(Extracted data entries)
________

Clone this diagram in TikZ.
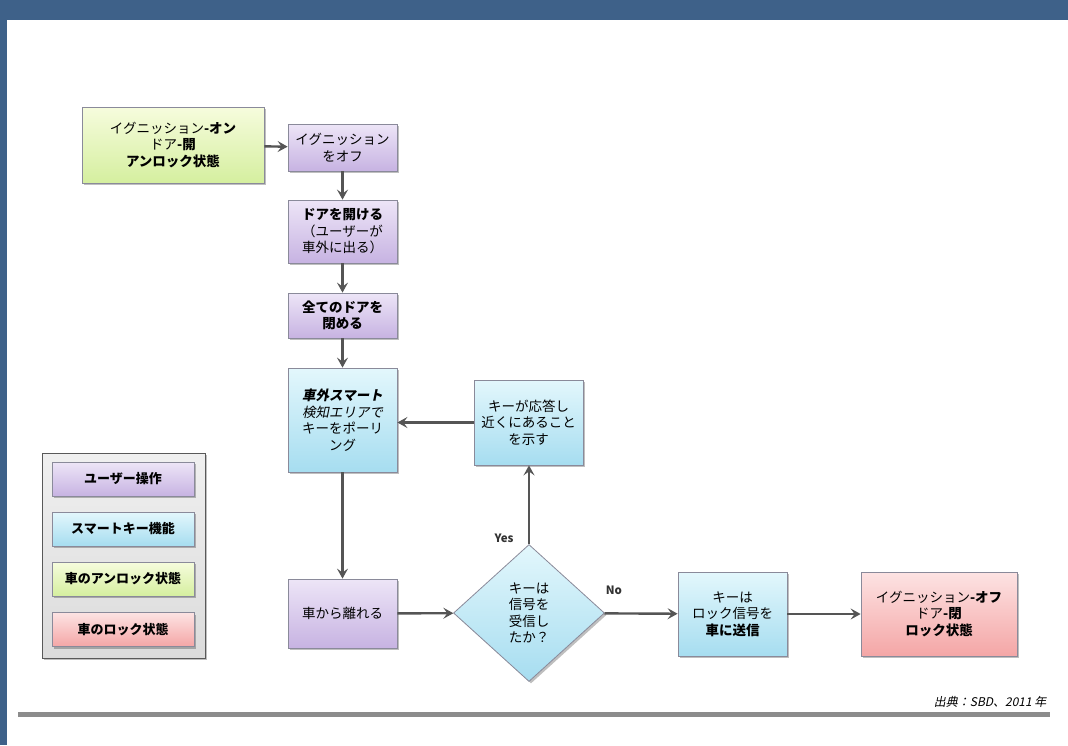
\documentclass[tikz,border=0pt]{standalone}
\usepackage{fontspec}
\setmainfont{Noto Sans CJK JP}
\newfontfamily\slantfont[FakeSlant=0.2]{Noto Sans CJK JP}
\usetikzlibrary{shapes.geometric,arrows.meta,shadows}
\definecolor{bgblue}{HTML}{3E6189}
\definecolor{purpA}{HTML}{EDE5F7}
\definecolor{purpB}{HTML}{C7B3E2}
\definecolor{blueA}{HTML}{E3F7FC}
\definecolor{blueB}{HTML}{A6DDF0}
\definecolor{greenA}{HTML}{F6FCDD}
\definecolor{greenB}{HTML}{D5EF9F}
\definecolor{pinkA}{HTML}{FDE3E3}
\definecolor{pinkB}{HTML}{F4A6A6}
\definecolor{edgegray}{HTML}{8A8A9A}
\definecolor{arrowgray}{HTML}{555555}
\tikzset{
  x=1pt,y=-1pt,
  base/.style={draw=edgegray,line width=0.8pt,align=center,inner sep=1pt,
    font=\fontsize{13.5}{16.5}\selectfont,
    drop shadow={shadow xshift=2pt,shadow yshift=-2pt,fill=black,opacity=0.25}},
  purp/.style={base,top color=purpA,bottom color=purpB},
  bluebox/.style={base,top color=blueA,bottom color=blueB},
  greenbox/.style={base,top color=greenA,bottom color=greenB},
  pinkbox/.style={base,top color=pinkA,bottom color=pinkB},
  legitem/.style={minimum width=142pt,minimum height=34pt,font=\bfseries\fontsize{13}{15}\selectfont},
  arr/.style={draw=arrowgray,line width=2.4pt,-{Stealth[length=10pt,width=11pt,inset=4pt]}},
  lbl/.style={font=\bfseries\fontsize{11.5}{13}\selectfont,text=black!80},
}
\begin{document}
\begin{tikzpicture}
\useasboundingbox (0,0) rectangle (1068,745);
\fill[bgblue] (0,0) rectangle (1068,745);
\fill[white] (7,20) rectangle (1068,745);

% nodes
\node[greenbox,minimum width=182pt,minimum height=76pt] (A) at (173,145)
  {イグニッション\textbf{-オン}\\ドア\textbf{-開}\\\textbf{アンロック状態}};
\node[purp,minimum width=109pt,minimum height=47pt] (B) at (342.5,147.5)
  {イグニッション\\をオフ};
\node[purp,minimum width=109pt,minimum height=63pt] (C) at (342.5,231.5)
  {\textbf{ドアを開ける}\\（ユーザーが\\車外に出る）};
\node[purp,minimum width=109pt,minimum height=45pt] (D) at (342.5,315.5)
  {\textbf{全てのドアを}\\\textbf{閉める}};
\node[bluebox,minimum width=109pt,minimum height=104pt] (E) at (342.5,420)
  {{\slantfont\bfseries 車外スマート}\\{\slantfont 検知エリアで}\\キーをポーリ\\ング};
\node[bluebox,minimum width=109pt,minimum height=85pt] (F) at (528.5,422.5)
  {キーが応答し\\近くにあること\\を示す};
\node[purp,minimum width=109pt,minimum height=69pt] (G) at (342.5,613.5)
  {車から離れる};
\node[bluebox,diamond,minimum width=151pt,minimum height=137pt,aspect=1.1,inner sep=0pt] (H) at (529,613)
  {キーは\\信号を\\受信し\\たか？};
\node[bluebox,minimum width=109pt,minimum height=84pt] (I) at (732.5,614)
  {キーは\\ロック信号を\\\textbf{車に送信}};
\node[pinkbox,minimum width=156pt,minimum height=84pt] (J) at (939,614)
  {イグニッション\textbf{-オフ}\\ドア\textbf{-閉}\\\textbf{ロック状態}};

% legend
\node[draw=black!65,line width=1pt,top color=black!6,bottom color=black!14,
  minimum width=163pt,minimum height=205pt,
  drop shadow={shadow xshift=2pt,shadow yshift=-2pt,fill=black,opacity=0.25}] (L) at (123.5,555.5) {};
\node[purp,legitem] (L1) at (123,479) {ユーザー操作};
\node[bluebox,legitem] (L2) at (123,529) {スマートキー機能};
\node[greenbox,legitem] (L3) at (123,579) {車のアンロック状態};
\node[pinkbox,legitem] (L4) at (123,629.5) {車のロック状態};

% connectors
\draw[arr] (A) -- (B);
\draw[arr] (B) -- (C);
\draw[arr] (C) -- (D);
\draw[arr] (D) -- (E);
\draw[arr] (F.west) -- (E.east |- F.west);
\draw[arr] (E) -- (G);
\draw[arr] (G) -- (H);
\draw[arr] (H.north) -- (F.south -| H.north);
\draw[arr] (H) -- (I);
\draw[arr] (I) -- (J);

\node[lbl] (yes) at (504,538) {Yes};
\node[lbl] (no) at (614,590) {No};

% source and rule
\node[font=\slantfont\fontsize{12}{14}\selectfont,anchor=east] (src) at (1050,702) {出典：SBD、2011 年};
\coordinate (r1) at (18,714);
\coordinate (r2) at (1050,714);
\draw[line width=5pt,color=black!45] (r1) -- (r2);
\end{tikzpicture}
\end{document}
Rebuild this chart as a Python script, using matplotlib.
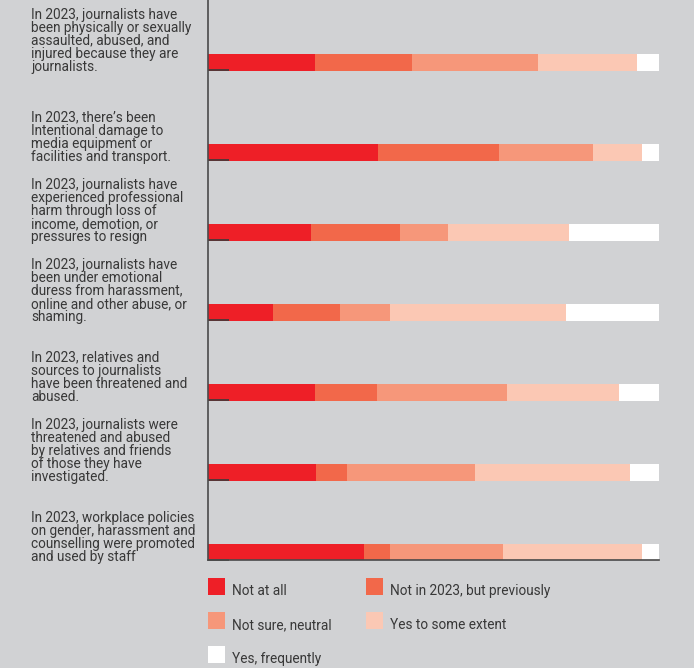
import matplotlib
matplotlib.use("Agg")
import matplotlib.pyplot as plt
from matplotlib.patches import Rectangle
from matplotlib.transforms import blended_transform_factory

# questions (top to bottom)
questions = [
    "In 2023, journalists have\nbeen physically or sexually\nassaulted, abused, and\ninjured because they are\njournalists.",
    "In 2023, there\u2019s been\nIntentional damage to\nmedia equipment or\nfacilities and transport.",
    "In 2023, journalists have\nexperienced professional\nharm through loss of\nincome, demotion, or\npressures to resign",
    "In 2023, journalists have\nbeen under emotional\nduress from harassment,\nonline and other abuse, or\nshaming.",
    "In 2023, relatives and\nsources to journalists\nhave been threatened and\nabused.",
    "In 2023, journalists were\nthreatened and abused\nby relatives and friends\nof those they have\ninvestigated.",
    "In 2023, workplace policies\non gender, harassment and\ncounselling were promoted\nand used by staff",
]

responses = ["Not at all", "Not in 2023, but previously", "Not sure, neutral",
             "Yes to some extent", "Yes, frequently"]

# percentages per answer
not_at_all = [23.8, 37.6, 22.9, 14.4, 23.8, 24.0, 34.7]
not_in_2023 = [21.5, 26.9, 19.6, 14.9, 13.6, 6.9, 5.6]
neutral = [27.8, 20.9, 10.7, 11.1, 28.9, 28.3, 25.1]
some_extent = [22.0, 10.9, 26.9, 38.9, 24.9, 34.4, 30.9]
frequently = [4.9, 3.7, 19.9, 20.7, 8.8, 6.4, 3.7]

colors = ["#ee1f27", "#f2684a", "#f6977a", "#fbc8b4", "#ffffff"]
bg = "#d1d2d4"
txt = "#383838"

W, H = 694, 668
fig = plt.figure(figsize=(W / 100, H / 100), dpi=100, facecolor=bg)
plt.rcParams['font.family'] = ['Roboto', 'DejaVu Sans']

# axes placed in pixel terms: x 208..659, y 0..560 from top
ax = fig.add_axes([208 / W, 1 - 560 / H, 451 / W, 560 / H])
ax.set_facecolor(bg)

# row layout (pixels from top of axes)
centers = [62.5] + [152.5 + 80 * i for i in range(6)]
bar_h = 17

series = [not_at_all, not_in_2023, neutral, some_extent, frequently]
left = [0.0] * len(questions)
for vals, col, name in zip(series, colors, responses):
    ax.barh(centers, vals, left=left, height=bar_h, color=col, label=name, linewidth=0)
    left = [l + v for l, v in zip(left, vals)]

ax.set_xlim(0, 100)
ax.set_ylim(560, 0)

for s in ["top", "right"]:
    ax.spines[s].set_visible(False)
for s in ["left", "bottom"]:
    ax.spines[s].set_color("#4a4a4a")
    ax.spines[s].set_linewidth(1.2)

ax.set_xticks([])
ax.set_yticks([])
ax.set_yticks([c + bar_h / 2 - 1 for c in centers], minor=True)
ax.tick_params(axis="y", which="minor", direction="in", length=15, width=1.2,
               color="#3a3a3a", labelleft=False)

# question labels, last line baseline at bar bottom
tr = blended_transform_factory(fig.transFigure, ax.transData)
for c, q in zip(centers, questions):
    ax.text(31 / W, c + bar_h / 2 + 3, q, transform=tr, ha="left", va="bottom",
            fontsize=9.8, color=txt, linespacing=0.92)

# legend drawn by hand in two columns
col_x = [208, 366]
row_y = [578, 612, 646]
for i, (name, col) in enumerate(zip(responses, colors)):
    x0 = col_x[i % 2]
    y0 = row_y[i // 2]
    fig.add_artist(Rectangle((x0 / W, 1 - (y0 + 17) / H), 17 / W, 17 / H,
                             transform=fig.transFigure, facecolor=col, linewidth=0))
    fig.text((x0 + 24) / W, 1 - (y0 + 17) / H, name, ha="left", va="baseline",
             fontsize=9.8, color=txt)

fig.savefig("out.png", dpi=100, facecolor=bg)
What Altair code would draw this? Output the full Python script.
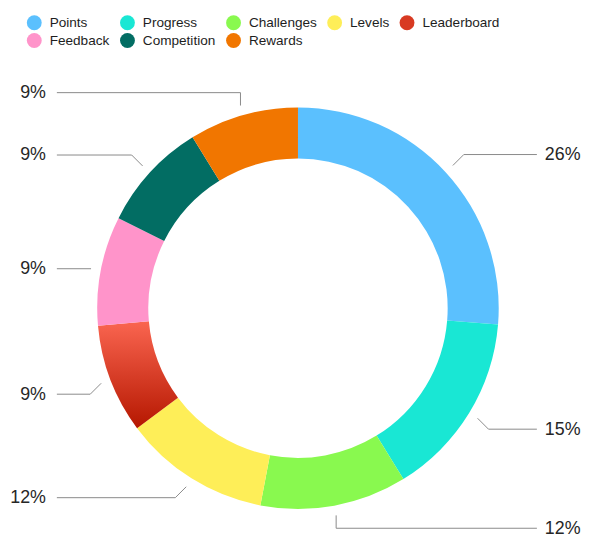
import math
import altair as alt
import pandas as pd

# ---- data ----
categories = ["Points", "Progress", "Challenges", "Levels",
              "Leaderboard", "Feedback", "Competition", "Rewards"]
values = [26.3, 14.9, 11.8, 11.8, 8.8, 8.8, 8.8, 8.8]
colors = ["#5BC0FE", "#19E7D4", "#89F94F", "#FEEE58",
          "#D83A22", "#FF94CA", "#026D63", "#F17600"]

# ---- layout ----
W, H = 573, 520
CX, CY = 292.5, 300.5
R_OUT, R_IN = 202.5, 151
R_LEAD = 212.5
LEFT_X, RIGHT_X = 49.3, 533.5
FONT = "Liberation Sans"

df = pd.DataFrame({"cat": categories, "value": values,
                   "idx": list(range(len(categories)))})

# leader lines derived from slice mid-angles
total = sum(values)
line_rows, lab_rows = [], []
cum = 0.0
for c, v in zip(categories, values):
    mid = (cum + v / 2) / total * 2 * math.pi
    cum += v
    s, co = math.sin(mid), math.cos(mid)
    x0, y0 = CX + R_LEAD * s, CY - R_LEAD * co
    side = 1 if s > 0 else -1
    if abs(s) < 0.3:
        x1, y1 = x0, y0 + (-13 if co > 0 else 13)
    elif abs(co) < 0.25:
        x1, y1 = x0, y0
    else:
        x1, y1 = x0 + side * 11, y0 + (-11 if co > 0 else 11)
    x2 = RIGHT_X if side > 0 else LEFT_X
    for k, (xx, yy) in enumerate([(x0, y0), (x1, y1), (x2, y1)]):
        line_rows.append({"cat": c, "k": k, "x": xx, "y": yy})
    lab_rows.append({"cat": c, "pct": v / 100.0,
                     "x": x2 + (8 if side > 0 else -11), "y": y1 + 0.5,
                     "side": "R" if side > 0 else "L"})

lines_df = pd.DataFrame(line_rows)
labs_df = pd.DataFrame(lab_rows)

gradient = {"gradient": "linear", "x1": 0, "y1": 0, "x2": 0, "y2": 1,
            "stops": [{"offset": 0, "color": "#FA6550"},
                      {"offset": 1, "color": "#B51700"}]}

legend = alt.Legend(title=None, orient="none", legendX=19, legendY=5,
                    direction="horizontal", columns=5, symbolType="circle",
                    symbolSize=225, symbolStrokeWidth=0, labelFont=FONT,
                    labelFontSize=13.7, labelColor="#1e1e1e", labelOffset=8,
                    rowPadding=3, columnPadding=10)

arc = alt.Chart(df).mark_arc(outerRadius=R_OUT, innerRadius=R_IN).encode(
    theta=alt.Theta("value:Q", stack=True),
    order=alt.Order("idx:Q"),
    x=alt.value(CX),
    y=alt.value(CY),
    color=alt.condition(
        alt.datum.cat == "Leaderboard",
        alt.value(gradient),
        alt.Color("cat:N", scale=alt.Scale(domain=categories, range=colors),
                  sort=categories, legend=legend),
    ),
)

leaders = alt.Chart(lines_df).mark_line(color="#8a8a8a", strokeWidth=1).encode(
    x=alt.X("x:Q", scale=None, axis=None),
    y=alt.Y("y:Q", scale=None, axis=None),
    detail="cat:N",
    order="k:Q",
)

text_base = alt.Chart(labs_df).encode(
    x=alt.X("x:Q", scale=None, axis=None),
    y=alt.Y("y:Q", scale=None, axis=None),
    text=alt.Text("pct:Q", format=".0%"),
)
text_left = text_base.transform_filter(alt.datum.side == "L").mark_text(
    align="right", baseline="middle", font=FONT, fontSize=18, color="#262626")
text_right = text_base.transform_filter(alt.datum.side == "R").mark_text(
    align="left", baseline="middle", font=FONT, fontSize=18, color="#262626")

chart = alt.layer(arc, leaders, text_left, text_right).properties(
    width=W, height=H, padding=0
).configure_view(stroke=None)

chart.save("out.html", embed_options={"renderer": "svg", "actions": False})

________

◆ **EXERCISE GOAL**: Transcribe, leaving out pictures, each line from the one containing "What Altair code" through the one containing "import pandas as pd".

◆ **OUTPUT FOR THIS EXERCISE**:
What Altair code would draw this? Output the full Python script.
import math
import altair as alt
import pandas as pd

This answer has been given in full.